Le rôle des religions
La responsabilité principale en ce domaine crucial pour le monde de demain est peut être avant tout d’ordre moral et incombe au premier chef aux religions et autres spiritualités. Pour ce qui concerne l’Afrique, ce sont le christianisme et l’islam qui sont d’abord concernés. Or si, dans chacune des deux religions, il existe des courants responsables et conscients du danger, ce n’est pas le cas général. L’Eglise catholique, par exemple, ne semble pas adopter une attitude à la hauteur des événements. Certes, elle n’encourage plus systématiquement les familles nombreuses, considérées naguère comme un idéal, et prône plutôt en ce domaine un comportement raisonnable. N’empêche : la condamnation sans appel du contrôle artificiel des naissances, du préservatif à la pilule du lendemain, ne peut que contribuer à la surpopulation.
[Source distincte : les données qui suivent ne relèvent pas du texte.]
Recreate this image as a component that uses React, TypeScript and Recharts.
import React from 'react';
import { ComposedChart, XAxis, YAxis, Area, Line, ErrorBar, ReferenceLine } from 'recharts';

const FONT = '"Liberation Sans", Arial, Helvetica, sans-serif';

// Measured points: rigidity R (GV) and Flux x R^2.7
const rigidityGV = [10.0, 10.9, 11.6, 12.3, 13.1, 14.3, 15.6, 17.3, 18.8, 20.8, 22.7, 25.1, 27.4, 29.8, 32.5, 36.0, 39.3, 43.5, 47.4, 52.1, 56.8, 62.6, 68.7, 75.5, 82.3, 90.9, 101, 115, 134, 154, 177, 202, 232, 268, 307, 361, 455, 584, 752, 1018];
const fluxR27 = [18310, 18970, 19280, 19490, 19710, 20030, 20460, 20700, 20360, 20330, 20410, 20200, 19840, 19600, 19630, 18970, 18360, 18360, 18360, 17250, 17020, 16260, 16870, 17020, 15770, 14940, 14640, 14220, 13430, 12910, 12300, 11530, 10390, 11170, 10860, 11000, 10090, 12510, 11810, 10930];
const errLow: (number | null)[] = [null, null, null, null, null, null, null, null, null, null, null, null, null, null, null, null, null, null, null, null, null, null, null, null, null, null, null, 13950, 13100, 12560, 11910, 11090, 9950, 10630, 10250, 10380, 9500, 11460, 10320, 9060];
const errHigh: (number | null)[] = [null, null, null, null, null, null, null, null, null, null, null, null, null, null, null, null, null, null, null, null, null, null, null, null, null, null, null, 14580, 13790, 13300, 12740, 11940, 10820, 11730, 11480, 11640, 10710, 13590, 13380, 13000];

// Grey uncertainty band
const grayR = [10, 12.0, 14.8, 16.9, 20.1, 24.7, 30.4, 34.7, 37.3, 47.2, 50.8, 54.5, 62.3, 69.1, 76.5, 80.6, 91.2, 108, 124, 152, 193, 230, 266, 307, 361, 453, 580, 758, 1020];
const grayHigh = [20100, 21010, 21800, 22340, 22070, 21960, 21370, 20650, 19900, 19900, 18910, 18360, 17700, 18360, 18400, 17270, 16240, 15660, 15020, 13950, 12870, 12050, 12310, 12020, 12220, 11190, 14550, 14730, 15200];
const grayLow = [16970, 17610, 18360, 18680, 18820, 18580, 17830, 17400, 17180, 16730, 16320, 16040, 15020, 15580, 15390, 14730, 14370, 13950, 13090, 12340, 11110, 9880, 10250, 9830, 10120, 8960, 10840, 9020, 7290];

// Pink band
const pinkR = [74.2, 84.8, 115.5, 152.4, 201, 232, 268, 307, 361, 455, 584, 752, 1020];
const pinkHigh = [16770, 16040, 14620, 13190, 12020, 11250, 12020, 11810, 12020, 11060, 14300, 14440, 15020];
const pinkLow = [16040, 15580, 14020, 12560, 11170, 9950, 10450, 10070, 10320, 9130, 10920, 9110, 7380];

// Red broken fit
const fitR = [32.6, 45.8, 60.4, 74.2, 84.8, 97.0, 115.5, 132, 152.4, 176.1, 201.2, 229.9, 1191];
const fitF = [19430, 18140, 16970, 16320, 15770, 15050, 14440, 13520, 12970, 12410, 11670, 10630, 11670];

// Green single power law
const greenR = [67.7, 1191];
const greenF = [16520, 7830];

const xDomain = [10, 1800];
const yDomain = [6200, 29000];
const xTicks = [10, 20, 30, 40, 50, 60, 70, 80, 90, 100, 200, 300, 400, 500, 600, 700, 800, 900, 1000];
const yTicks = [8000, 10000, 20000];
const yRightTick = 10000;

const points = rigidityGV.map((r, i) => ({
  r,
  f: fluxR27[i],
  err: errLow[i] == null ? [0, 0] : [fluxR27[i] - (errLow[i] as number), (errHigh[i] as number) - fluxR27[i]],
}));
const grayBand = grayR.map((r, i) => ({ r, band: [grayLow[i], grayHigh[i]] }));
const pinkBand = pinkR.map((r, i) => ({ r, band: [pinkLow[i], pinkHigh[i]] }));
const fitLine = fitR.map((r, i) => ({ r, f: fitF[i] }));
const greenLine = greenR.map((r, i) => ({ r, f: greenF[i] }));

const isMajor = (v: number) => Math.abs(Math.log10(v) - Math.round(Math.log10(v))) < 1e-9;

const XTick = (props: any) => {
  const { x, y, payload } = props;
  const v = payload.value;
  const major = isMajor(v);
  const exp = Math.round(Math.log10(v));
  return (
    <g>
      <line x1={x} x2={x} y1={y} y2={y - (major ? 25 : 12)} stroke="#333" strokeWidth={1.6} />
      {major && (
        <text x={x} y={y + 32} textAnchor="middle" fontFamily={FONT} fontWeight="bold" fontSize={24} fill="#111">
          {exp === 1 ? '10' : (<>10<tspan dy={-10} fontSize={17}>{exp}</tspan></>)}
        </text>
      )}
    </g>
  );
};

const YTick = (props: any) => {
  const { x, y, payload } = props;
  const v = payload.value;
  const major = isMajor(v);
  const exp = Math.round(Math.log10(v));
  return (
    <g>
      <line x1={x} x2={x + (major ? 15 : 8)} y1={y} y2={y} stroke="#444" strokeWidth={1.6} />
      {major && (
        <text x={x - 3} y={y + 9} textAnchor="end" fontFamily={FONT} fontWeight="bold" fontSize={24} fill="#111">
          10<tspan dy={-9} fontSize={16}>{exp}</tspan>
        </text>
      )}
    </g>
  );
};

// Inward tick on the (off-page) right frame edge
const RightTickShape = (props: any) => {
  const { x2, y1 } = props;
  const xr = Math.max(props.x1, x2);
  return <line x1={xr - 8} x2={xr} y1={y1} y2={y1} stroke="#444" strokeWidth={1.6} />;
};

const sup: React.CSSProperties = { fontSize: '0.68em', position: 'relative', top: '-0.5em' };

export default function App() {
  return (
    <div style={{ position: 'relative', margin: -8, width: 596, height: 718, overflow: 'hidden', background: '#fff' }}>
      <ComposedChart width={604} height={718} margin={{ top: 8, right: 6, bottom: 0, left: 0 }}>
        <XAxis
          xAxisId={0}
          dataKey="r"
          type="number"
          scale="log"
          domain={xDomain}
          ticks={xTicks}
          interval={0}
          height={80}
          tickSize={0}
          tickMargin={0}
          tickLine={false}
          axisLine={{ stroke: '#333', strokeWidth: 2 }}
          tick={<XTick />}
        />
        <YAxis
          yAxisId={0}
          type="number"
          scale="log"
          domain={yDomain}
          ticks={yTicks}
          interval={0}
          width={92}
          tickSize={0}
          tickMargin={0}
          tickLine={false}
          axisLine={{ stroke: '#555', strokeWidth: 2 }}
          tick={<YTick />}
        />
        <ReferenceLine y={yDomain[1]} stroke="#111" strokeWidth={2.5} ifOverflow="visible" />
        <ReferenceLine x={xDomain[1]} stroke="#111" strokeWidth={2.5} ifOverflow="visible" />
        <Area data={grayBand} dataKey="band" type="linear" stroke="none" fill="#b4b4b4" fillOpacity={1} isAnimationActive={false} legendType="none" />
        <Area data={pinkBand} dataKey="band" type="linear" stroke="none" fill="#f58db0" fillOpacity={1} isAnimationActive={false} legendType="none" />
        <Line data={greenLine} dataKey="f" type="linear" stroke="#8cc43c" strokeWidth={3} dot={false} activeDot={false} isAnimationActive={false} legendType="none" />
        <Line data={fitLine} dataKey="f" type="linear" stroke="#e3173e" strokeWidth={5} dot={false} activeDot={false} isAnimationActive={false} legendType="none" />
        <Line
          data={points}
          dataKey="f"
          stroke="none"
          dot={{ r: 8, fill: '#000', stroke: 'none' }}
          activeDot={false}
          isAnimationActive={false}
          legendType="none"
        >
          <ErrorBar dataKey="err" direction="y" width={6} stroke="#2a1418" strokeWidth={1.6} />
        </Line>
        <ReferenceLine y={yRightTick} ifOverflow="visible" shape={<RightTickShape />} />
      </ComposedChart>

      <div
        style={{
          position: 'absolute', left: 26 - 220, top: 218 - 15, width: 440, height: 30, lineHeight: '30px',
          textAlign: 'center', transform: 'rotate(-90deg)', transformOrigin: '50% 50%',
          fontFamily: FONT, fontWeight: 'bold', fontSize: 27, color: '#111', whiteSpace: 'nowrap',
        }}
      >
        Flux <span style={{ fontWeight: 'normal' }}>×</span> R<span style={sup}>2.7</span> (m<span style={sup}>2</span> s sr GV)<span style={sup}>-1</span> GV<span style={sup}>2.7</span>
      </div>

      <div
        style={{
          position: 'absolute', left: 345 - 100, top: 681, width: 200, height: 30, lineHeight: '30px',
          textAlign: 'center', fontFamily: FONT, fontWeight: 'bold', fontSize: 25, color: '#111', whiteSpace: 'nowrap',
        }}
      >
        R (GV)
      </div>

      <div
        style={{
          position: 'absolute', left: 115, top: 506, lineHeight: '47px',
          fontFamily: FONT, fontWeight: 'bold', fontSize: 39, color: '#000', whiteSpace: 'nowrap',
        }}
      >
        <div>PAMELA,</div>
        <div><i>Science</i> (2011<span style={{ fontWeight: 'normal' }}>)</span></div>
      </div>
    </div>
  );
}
C’est d’ailleurs une doctrine sans aucun rapport avec le comportement de nombreux fidèles, et parfois des religieux eux-mêmes. Visitant en Guyane française une institution catholique qui aidait de très jeunes filles, jusqu’à douze ans, qui s’étaient retrouvées enceintes sans même savoir comment car elles ne faisaient pas le rapport entre la sexualité envisagée comme un jeu et le mécanisme de la reproduction, les religieuses qui m’accompagnaient, d`ailleurs admirables, m’avouèrent initier leurs jeunes pensionnaires à l’usage des différentes méthodes contraceptives. A mon objection tirée de la doctrine romaine, elles me répondirent, plutôt étonnées : « Mais nous avons l’autorisation de Monseigneur l’évêque ». Rideau.
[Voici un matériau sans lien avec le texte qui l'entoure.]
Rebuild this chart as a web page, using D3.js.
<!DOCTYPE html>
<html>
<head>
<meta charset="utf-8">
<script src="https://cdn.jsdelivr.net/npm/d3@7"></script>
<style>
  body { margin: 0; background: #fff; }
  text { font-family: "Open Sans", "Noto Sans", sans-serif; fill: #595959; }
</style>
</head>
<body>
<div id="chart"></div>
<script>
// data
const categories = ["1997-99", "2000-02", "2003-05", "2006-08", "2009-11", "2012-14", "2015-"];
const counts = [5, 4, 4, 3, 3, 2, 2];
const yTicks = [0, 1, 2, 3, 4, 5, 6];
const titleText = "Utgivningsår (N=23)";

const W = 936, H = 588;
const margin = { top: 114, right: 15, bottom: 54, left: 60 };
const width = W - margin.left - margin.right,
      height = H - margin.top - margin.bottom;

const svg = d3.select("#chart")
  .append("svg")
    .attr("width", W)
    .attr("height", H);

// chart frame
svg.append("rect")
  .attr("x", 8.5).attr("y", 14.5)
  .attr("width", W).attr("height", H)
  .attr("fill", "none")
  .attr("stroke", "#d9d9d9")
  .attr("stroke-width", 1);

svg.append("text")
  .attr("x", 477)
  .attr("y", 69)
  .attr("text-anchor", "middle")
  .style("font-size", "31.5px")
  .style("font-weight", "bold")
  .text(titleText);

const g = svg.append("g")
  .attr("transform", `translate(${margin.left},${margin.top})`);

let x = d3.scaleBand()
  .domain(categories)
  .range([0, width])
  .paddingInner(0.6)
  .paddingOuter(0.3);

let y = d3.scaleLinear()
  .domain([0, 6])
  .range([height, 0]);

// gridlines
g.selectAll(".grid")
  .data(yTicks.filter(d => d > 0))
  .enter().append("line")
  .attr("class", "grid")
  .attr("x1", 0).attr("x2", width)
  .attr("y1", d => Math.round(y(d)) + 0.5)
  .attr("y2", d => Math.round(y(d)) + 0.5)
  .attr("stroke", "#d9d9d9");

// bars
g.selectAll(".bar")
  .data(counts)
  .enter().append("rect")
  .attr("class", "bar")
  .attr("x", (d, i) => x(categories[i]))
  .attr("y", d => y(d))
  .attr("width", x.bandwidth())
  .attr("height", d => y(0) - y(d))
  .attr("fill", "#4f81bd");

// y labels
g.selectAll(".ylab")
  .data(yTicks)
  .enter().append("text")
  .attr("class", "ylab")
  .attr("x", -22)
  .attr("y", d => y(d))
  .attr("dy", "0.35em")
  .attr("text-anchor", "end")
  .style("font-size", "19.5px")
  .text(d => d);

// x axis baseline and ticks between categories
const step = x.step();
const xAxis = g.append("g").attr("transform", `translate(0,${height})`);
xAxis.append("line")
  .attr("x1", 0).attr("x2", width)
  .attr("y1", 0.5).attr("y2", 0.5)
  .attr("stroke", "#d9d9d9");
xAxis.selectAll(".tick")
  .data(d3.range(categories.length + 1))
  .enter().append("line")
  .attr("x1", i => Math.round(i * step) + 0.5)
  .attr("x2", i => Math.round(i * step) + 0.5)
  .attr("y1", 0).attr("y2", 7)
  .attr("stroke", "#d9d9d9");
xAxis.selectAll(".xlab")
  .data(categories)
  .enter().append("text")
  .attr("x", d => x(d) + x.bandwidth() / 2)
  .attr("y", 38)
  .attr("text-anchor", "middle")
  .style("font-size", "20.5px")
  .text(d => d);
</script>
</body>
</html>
La pression religieuse n’en est pas moins très forte et elle altère souvent le discours des organisations internationales lorsqu’elles évoquent les questions liées à la destruction de l’environnement, une réalité que rien n’est venu vraiment freiner jusqu’à présent. La surpopulation est généralement passée sous silence, comme si elle n’en était pas la première cause.